The former Google exec said Suki was "agnostic" in looking for additional partners. Google will also point their partners, like health systems, toward the product as part of the newly-inked relationship.
Google will integrate Suki into its Cloud Partner Advantage Program, giving the startup access to the cloud computing division's tech and AI services.
"Basically, we intend to take all of the scut work that doctors have to do off their plate," Soni said, "so that they can focus on their practice."
According to a 2016 study funded by the American Medical Association and published in the Annals of Internal Medicine, for every hour of face-time with a patient, a doctor spends almost two additional hours on paperwork. Providers spend more than half of their workday on EHR and computer tasks.
The startup was founded by Soni and is backed by funding from investors like Venrock, First Round and Social Capital. The company recently raised $20 million to advance the technology in a Series A round led by Venrock.

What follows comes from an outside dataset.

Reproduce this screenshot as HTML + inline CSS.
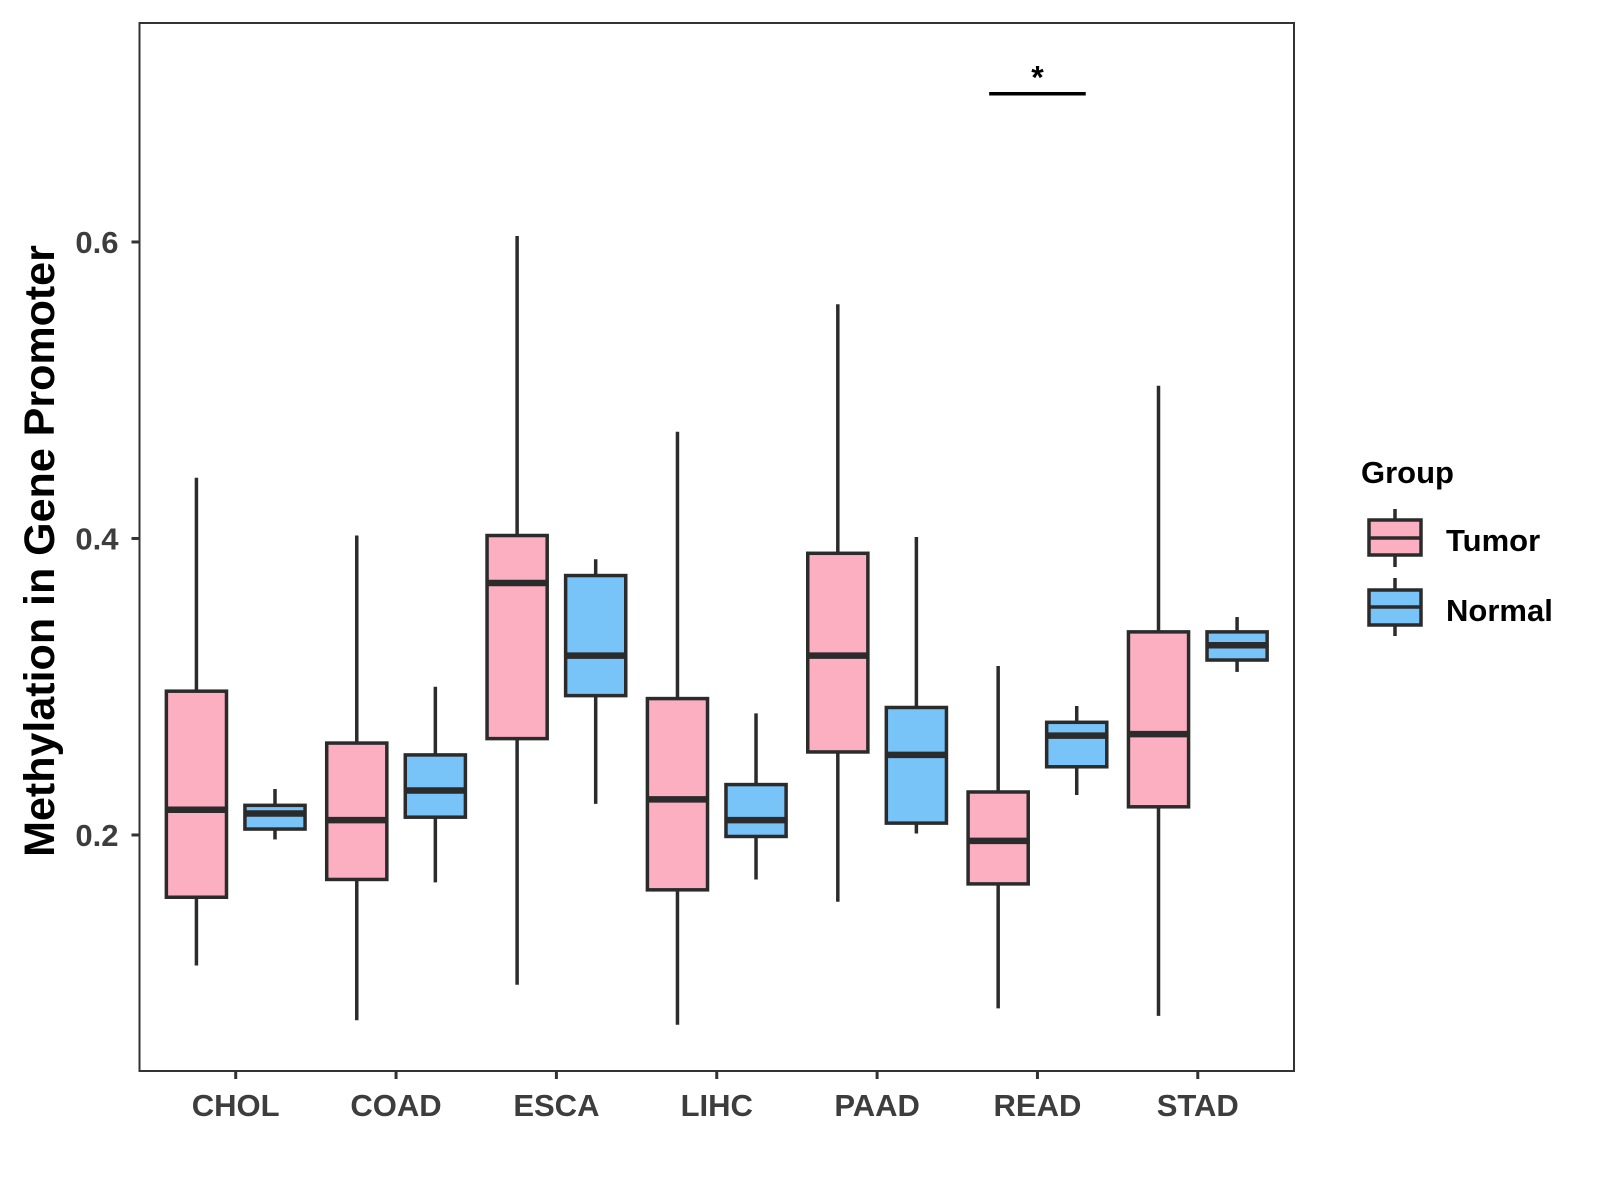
<!DOCTYPE html>
<html><head><meta charset="utf-8"><style>
body{margin:0;background:#fff;}
svg{display:block;font-family:"Liberation Sans",Arial,sans-serif;font-weight:bold;}
</style></head><body>
<svg id="chart" width="1600" height="1200" viewBox="0 0 1600 1200" xmlns="http://www.w3.org/2000/svg">
<rect width="1600" height="1200" fill="#fff"/>
<g id="plot"></g>
<text transform="translate(54,551) rotate(-90)" text-anchor="middle" font-size="43" fill="#000">Methylation in Gene Promoter</text>
<g>
<text x="1361" y="483" font-size="31" fill="#000">Group</text>
<g>
<line x1="1395" y1="509" x2="1395" y2="567" stroke="#2b2b2b" stroke-width="3.5"/>
<rect x="1369" y="520" width="52" height="35" fill="#FBAFC1" stroke="#2b2b2b" stroke-width="3.5"/>
<line x1="1369" y1="538" x2="1421" y2="538" stroke="#2b2b2b" stroke-width="3.5"/>
<text x="1446" y="551" font-size="31" fill="#000">Tumor</text></g>
<g>
<line x1="1395" y1="578" x2="1395" y2="636" stroke="#2b2b2b" stroke-width="3.5"/>
<rect x="1369" y="590" width="52" height="35" fill="#78C3F8" stroke="#2b2b2b" stroke-width="3.5"/>
<line x1="1369" y1="607" x2="1421" y2="607" stroke="#2b2b2b" stroke-width="3.5"/>
<text x="1446" y="621" font-size="31" fill="#000">Normal</text></g>
</g>
</svg>
<script>
const categories=["CHOL","COAD","ESCA","LIHC","PAAD","READ","STAD"];
// [lower whisker, q1, median, q3, upper whisker]
const tumorStats=[[0.112,0.158,0.217,0.297,0.441],[0.075,0.170,0.210,0.262,0.402],[0.099,0.265,0.370,0.402,0.604],[0.072,0.163,0.224,0.292,0.472],[0.155,0.256,0.321,0.390,0.558],[0.083,0.167,0.196,0.229,0.314],[0.078,0.219,0.268,0.337,0.503]];
const normalStats=[[0.197,0.204,0.2145,0.220,0.231],[0.168,0.212,0.230,0.254,0.300],[0.221,0.294,0.321,0.375,0.386],[0.170,0.199,0.210,0.234,0.282],[0.201,0.208,0.254,0.286,0.401],[0.227,0.246,0.267,0.276,0.287],[0.310,0.318,0.328,0.337,0.347]];
const yTicks=[0.2,0.4,0.6];
const sigCategory="READ";
const sigValue=0.70;
const sigLabel="*";

const L=139.5,R=1294,T=23,B=1071;
const yMin=0.0408,yMax=0.7477;
const band=(R-L)/(categories.length+0.2);
function xScale(i){return L+band*(0.6+i);}
function yScale(v){return B-(v-yMin)/(yMax-yMin)*(B-T);}
const NS="http://www.w3.org/2000/svg";
const g=document.getElementById('plot');
function el(tag,attrs,parent){const e=document.createElementNS(NS,tag);for(const k in attrs)e.setAttribute(k,attrs[k]);(parent||g).appendChild(e);return e;}
const stroke="#2b2b2b";
const panel=el('rect',{x:L,y:T,width:R-L,height:B-T,fill:'none',stroke:'#333','stroke-width':2});


yTicks.forEach(t=>{
  const y=yScale(t);
  const tk=el('line',{x1:L-8,x2:L,y1:y,y2:y,stroke:'#333','stroke-width':3});
  
  
  const lb=el('text',{x:L-21,y:y+11,'text-anchor':'end','font-size':31,fill:'#3d3d3d'});
  lb.textContent=t.toFixed(1);
  
  
});
categories.forEach((c,i)=>{
  const x=xScale(i);
  const tk=el('line',{x1:x,x2:x,y1:B,y2:B+8,stroke:'#333','stroke-width':3});
  
  
  const lb=el('text',{x:x,y:B+45,'text-anchor':'middle','font-size':31,fill:'#3d3d3d'});
  lb.textContent=c;
  
  
});
const off=band*0.245,w=band*0.375;
function drawBox(i,s,fill,name){
  const cx=xScale(i)+off*(name==='tumor'?-1:1);
  const grp=el('g',{});
  
  
  el('line',{x1:cx,x2:cx,y1:yScale(s[0]),y2:yScale(s[4]),stroke:stroke,'stroke-width':3.5},grp);
  el('rect',{x:cx-w/2,y:yScale(s[3]),width:w,height:yScale(s[1])-yScale(s[3]),fill:fill,stroke:stroke,'stroke-width':3.5},grp);
  el('line',{x1:cx-w/2,x2:cx+w/2,y1:yScale(s[2]),y2:yScale(s[2]),stroke:stroke,'stroke-width':6.5},grp);
}
categories.forEach((c,i)=>{drawBox(i,tumorStats[i],'#FBAFC1','tumor');drawBox(i,normalStats[i],'#78C3F8','normal');});
const si=categories.indexOf(sigCategory);
const sl=el('line',{x1:xScale(si)-off-9,x2:xScale(si)+off+9,y1:yScale(sigValue),y2:yScale(sigValue),stroke:'#000','stroke-width':3.5});


const st=el('text',{x:xScale(si),y:yScale(sigValue)-5,'text-anchor':'middle','font-size':32,fill:'#000'});
st.textContent=sigLabel;


</script>
</body></html>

It wasn't an outlier. Robin Healthcare, another voice-enabled clinician workflow tool, raised $11.5 million in a Series A funding round in September, bringing its total funding to $15 million.
The lucrative medical voice assistant market is still young, but growing. Google researchers have been developing speech recognition technology for more than a year for use in transcribing doctor-patient conversations and aiding documentation, and Amazon's Alexa is HIPAA-eligible. The e-commerce giant also offers a speech-to-text service under AWS, its cloud business.
Earlier this month, Blue Shield of California announced it was partnering with Notable, a platform supported by Apple Watch that documents physician-patient interactions and uses machine learning.
Also this month, tech giant Microsoft announced a partnership with clinical documentation company Nuance Communications to accelerate the development of ambient sensing tech, AI software that understands patient-clinician conversations and automatically integrates that data into the patient's medical record.
Suki said it is already integrating with many EHR systems, including athenahealth's Marketplace, Epic AppOrchard and Cerner, and plans to add more in the future.